When soldering circuits at some point you are going to need to remove a component. This may be due to inserting a circuit in the wrong place / wrong way around, it could be due to a failed component or it may be that you change the design. If you are unluckly you may even do all three on the same project!
A desoldering tool provides an instantaneous suction which will remove molten solder from the circuit board and component lead. These are available as a mechanical only device or with a built in heating element to melt the solder and suck the solder up in one tool.
Whilst soldering sensitive components it is possible to overheat and damage active components such as transistors. To avoid this soldering of active components is best left until after non-active components is complete and to keep the soldering time down as short as possible. A heat shunt can be used to further protect the component. It is placed on the lead between the component and the soldering point and will absorb some of the heat preventing it damaging the component.
Heat shunts are normally used for devices with long leads only. An alternative technique for integrated circuits (ICs) is to use an IC mounting socket instead of soldering direct to the IC.

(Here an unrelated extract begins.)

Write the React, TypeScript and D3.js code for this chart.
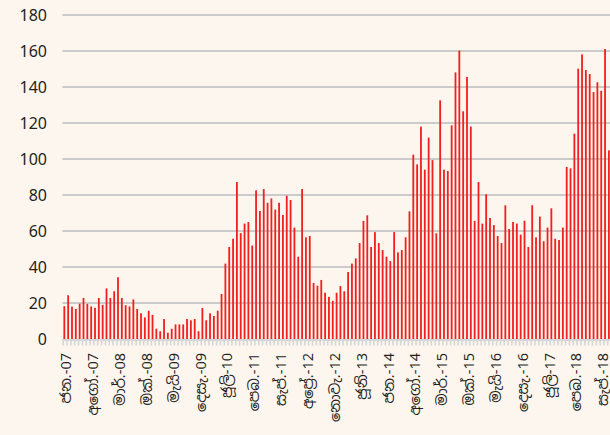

Printed circuit board etching can be useful for creating more complex and more professional looking circuits. This does however involve a significant investment to purchase all the equipment. The basic entry level is about £150 for a UV exposure unit and a few pounds for a plastic developing and etching tray, but more professsional UV exposure units and temperature controlled etching equipment can cost hundreds of pounds. A modern alternative to UV exposure is Press-n-Peel film, but I have not used that myself so I don't know how well it works.
Another alternative is to send your design off to be created into a board proffessionally. This can be very expensive compared to the cost of buying the raw boards, but the saving in the one-time costs can make this worthwhile, especially when you consider the hassle involved in creating your own printed circuit board.
Oscilloscopes and logic analysers are useful for visualising voltage changes within a circuit to see if a circuit is behaving correctly. Unfortunately these are very expensive and are normally too expensive for most hobby electronic enthusiasts. There is an alternative which is to use the Arduino, your PC and a little bit of circuitry to provide a basic working oscilloscope / logic analyser. This is something I will be looking into soon to add to my own electronic test tools.
Standard metal working tools can be used for most metal or plastic cases. There are some specialist tools that can useful in certain instances.
A rotary tool can be particularly useful for work on PCBs and stripboard. These are available in a kit with a number of different cutting / filing bits.
When using a metal case where possible it is usually easier to mount circular components to the case as these can easily be drilled or cut using a drill saw. Sometimes it is neccessary to square or rectangular components which is where the nibbler comes in by nibbling away at the metal. It will normally be neccessary to do quite a bit of filing after cutting the case, but this is often easier than drilling or trying to use a hacksaw blade.